Given information —
— Start —

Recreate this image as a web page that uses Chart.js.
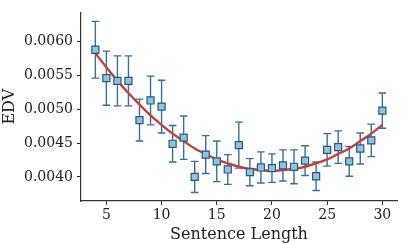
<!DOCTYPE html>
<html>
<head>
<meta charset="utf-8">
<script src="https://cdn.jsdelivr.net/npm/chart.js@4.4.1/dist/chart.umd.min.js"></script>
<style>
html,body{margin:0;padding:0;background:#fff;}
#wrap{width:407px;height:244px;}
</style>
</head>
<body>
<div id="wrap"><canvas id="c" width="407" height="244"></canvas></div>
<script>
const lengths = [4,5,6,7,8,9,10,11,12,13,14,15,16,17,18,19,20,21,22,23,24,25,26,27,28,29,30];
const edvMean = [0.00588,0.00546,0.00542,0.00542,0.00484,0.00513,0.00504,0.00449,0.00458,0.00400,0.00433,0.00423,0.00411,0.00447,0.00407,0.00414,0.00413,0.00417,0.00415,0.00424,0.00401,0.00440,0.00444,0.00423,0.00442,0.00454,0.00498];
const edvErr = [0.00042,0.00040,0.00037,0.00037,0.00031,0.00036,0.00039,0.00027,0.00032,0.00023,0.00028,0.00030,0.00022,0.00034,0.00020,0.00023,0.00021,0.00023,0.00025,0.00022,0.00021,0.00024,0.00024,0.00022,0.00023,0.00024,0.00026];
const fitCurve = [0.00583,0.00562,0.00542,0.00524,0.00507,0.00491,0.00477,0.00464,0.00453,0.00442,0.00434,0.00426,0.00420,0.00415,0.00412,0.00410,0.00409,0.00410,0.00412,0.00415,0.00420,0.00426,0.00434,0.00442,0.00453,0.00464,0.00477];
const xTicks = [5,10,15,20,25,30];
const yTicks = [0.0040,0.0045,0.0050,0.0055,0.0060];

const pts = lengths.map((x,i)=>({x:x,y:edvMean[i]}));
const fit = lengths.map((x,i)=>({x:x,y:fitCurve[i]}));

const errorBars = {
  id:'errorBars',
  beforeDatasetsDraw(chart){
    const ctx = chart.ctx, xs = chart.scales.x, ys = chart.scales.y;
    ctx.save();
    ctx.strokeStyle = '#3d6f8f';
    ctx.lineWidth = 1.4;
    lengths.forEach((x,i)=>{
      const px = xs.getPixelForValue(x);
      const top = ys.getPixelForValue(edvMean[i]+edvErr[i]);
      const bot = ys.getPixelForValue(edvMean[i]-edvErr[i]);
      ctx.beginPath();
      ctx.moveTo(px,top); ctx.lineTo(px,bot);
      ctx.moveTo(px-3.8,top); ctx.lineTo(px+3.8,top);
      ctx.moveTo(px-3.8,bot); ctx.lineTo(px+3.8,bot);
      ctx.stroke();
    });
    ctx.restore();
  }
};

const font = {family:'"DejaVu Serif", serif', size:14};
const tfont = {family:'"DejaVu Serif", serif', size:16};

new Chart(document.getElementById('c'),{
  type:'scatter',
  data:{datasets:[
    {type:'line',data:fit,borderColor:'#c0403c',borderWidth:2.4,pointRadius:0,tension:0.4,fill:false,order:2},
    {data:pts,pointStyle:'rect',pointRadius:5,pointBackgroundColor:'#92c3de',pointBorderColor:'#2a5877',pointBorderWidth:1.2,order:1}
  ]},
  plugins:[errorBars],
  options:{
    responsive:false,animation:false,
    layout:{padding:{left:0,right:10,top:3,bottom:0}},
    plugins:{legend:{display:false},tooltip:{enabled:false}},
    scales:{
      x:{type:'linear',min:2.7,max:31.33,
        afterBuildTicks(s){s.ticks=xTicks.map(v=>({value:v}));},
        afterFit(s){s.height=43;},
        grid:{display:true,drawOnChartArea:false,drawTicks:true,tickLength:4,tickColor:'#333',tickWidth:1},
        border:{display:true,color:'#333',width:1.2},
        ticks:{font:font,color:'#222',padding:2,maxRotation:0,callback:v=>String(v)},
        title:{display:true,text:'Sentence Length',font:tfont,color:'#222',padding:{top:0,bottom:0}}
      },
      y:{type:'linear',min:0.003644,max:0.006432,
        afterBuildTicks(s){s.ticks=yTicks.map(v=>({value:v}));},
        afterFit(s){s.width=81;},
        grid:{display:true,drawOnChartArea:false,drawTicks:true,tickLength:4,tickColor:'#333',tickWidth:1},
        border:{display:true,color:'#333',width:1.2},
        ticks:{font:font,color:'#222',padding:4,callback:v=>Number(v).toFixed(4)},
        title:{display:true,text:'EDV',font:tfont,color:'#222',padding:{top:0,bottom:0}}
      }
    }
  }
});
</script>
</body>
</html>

— End —

Given problem — Each line of the data is to be duplicated exactly; pictures stay out of the copy.

Exercise result —
Recreate this image as a web page that uses Chart.js.
<!DOCTYPE html>
<html>
<head>
<meta charset="utf-8">
<script src="https://cdn.jsdelivr.net/npm/chart.js@4.4.1/dist/chart.umd.min.js"></script>
<style>
html,body{margin:0;padding:0;background:#fff;}
#wrap{width:407px;height:244px;}
</style>
</head>
<body>
<div id="wrap"><canvas id="c" width="407" height="244"></canvas></div>
<script>
const lengths = [4,5,6,7,8,9,10,11,12,13,14,15,16,17,18,19,20,21,22,23,24,25,26,27,28,29,30];
const edvMean = [0.00588,0.00546,0.00542,0.00542,0.00484,0.00513,0.00504,0.00449,0.00458,0.00400,0.00433,0.00423,0.00411,0.00447,0.00407,0.00414,0.00413,0.00417,0.00415,0.00424,0.00401,0.00440,0.00444,0.00423,0.00442,0.00454,0.00498];
const edvErr = [0.00042,0.00040,0.00037,0.00037,0.00031,0.00036,0.00039,0.00027,0.00032,0.00023,0.00028,0.00030,0.00022,0.00034,0.00020,0.00023,0.00021,0.00023,0.00025,0.00022,0.00021,0.00024,0.00024,0.00022,0.00023,0.00024,0.00026];
const fitCurve = [0.00583,0.00562,0.00542,0.00524,0.00507,0.00491,0.00477,0.00464,0.00453,0.00442,0.00434,0.00426,0.00420,0.00415,0.00412,0.00410,0.00409,0.00410,0.00412,0.00415,0.00420,0.00426,0.00434,0.00442,0.00453,0.00464,0.00477];
const xTicks = [5,10,15,20,25,30];
const yTicks = [0.0040,0.0045,0.0050,0.0055,0.0060];

const pts = lengths.map((x,i)=>({x:x,y:edvMean[i]}));
const fit = lengths.map((x,i)=>({x:x,y:fitCurve[i]}));

const errorBars = {
  id:'errorBars',
  beforeDatasetsDraw(chart){
    const ctx = chart.ctx, xs = chart.scales.x, ys = chart.scales.y;
    ctx.save();
    ctx.strokeStyle = '#3d6f8f';
    ctx.lineWidth = 1.4;
    lengths.forEach((x,i)=>{
      const px = xs.getPixelForValue(x);
      const top = ys.getPixelForValue(edvMean[i]+edvErr[i]);
      const bot = ys.getPixelForValue(edvMean[i]-edvErr[i]);
      ctx.beginPath();
      ctx.moveTo(px,top); ctx.lineTo(px,bot);
      ctx.moveTo(px-3.8,top); ctx.lineTo(px+3.8,top);
      ctx.moveTo(px-3.8,bot); ctx.lineTo(px+3.8,bot);
      ctx.stroke();
    });
    ctx.restore();
  }
};

const font = {family:'"DejaVu Serif", serif', size:14};
const tfont = {family:'"DejaVu Serif", serif', size:16};

new Chart(document.getElementById('c'),{
  type:'scatter',
  data:{datasets:[
    {type:'line',data:fit,borderColor:'#c0403c',borderWidth:2.4,pointRadius:0,tension:0.4,fill:false,order:2},
    {data:pts,pointStyle:'rect',pointRadius:5,pointBackgroundColor:'#92c3de',pointBorderColor:'#2a5877',pointBorderWidth:1.2,order:1}
  ]},
  plugins:[errorBars],
  options:{
    responsive:false,animation:false,
    layout:{padding:{left:0,right:10,top:3,bottom:0}},
    plugins:{legend:{display:false},tooltip:{enabled:false}},
    scales:{
      x:{type:'linear',min:2.7,max:31.33,
        afterBuildTicks(s){s.ticks=xTicks.map(v=>({value:v}));},
        afterFit(s){s.height=43;},
        grid:{display:true,drawOnChartArea:false,drawTicks:true,tickLength:4,tickColor:'#333',tickWidth:1},
        border:{display:true,color:'#333',width:1.2},
        ticks:{font:font,color:'#222',padding:2,maxRotation:0,callback:v=>String(v)},
        title:{display:true,text:'Sentence Length',font:tfont,color:'#222',padding:{top:0,bottom:0}}
      },
      y:{type:'linear',min:0.003644,max:0.006432,
        afterBuildTicks(s){s.ticks=yTicks.map(v=>({value:v}));},
        afterFit(s){s.width=81;},
        grid:{display:true,drawOnChartArea:false,drawTicks:true,tickLength:4,tickColor:'#333',tickWidth:1},
        border:{display:true,color:'#333',width:1.2},
        ticks:{font:font,color:'#222',padding:4,callback:v=>Number(v).toFixed(4)},
        title:{display:true,text:'EDV',font:tfont,color:'#222',padding:{top:0,bottom:0}}
      }
    }
  }
});
</script>
</body>
</html>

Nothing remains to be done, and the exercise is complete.